## Short exercise
The lines to reproduce run from the first one through the line containing "const whiskerHigh = [892, 934, 699];". Reproduce them exactly.

## Data for this task

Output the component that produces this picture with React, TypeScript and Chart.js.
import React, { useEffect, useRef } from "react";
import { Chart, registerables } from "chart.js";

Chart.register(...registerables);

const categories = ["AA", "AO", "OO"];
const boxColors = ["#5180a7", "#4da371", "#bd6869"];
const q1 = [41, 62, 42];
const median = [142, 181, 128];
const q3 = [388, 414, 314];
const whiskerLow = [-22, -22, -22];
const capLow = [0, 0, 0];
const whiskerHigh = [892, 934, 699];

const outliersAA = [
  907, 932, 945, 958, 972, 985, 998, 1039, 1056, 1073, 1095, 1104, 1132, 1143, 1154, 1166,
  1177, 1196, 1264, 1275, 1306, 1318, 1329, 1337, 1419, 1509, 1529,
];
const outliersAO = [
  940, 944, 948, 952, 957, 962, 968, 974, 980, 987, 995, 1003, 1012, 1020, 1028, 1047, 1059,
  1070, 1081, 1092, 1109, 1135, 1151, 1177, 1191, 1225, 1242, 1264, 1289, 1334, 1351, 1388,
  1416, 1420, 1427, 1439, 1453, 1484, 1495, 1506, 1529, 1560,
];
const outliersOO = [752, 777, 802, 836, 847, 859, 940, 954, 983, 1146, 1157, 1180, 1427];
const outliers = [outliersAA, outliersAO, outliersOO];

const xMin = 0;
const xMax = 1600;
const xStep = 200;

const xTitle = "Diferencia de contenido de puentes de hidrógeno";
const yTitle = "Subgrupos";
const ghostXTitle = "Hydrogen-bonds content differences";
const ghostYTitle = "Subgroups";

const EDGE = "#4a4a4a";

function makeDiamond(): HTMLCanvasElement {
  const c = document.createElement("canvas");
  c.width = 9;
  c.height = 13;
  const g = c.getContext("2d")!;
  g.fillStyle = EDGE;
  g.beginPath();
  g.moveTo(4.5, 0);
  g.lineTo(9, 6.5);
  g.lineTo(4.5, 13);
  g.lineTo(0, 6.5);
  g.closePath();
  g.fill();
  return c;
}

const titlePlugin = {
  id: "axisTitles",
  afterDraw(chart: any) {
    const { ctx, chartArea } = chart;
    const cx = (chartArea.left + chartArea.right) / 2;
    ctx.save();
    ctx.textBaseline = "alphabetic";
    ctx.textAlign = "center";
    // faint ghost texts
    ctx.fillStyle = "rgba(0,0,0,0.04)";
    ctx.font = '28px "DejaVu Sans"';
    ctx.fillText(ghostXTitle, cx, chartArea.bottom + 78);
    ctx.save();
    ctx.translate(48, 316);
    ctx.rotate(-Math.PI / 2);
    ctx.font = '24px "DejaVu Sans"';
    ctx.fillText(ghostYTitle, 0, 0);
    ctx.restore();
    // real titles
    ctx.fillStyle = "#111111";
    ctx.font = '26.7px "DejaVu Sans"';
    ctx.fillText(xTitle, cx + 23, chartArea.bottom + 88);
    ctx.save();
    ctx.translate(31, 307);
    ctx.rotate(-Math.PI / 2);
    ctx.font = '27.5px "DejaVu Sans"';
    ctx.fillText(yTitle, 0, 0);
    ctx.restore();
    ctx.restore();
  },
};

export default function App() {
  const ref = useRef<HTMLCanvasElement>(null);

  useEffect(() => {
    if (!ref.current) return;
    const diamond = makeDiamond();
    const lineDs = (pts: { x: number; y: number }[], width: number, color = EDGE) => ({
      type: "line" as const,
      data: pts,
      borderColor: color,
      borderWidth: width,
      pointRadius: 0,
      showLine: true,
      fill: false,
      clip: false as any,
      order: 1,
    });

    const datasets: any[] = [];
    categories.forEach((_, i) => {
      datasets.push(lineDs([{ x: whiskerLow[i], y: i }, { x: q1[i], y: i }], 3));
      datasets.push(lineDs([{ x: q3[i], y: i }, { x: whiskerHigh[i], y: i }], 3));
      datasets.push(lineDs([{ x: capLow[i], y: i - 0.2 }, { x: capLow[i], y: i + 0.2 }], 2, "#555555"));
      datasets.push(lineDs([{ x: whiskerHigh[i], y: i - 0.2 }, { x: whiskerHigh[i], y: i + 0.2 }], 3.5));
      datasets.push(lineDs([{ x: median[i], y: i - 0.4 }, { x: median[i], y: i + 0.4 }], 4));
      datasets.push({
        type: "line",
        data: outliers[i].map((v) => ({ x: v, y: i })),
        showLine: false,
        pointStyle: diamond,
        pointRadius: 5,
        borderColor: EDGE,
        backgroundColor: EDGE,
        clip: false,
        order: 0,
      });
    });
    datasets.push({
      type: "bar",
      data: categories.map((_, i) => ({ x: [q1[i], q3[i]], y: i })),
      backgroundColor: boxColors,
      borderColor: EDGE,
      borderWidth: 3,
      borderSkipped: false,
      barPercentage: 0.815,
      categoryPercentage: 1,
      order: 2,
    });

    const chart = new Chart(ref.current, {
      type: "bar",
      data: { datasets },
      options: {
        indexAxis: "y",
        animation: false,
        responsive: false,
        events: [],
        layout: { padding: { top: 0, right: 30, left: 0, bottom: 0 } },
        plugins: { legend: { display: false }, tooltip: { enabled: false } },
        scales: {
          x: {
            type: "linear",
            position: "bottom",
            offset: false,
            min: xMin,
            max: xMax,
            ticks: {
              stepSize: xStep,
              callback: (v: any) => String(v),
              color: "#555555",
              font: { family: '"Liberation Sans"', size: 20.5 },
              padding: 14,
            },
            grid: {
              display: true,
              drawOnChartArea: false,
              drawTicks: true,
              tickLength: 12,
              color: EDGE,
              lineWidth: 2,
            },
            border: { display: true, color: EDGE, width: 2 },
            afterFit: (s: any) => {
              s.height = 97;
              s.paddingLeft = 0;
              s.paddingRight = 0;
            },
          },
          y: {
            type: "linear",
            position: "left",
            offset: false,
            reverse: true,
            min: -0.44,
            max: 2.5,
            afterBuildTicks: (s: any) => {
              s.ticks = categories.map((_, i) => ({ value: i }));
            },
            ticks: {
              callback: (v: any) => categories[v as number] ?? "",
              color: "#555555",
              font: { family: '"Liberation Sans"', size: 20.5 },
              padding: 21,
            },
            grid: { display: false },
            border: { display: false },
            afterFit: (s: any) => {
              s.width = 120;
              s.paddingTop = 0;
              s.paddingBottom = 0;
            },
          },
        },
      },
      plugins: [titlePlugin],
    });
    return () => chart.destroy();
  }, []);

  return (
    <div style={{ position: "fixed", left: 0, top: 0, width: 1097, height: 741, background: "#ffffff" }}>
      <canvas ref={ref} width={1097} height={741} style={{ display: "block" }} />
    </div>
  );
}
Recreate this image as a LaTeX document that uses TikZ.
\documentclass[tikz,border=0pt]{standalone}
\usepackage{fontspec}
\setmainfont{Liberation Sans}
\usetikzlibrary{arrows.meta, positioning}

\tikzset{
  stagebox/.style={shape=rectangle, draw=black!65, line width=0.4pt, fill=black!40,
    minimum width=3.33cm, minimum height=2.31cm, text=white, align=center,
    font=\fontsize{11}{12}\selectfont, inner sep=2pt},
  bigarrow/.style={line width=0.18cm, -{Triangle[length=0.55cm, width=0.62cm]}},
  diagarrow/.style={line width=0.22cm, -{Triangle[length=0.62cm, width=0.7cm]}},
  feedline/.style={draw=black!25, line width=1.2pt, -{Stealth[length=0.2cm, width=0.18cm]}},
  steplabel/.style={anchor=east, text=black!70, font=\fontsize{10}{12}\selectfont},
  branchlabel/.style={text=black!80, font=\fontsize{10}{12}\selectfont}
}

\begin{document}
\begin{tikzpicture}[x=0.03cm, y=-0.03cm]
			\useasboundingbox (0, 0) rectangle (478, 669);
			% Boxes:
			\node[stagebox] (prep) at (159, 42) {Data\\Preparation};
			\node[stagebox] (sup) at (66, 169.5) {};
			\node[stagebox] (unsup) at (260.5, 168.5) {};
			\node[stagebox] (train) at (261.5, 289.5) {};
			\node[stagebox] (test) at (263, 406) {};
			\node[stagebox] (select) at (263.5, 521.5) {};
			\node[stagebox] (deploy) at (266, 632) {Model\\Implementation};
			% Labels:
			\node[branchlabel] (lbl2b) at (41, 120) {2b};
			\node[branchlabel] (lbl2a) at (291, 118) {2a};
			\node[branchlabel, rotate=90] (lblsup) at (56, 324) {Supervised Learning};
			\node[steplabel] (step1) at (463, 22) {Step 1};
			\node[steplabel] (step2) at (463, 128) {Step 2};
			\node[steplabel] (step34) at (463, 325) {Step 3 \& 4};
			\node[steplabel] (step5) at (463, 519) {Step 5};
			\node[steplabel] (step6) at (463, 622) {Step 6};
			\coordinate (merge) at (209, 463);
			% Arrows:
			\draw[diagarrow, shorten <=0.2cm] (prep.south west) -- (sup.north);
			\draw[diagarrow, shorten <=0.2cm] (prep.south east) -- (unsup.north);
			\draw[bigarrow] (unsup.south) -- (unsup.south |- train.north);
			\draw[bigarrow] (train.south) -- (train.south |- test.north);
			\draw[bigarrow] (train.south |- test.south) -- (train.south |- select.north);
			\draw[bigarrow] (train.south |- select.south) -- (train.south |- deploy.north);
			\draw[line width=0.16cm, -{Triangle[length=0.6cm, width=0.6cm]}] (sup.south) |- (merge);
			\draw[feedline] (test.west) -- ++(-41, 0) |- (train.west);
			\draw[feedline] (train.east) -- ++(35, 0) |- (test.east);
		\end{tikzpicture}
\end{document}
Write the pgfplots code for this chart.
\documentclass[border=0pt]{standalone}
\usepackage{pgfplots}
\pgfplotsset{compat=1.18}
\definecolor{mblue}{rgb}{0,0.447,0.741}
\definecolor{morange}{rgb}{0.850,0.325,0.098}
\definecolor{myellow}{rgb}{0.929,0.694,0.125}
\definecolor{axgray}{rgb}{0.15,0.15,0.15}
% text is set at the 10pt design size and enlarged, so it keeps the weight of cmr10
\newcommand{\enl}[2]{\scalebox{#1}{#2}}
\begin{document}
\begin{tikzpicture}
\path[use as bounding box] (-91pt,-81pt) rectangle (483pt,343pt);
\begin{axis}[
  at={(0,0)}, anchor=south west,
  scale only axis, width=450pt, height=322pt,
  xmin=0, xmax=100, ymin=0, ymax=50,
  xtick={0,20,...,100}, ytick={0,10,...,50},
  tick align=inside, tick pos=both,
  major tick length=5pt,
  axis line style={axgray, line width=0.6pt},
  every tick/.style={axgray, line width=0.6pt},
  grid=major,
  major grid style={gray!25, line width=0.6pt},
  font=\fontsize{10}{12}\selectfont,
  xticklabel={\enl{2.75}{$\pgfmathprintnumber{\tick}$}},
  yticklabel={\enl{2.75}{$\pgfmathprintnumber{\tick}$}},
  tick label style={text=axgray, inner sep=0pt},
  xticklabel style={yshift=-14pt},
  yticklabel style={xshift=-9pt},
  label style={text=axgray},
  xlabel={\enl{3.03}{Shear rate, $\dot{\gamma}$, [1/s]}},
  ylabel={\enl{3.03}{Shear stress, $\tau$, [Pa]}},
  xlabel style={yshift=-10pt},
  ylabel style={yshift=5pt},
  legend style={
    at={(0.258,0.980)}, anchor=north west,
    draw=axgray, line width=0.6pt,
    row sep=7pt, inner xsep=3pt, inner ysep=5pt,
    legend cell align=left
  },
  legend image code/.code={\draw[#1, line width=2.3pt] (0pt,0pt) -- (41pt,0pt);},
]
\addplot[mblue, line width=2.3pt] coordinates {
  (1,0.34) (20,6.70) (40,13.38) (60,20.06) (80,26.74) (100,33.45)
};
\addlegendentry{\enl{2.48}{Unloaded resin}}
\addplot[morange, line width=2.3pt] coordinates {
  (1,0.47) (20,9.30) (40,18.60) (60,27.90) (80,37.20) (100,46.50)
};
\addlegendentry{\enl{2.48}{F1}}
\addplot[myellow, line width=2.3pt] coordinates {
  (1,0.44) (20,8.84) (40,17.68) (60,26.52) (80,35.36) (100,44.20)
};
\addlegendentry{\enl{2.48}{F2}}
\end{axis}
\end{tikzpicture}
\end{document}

## Task response
Output the component that produces this picture with React, TypeScript and Chart.js.
import React, { useEffect, useRef } from "react";
import { Chart, registerables } from "chart.js";

Chart.register(...registerables);

const categories = ["AA", "AO", "OO"];
const boxColors = ["#5180a7", "#4da371", "#bd6869"];
const q1 = [41, 62, 42];
const median = [142, 181, 128];
const q3 = [388, 414, 314];
const whiskerLow = [-22, -22, -22];
const capLow = [0, 0, 0];
const whiskerHigh = [892, 934, 699];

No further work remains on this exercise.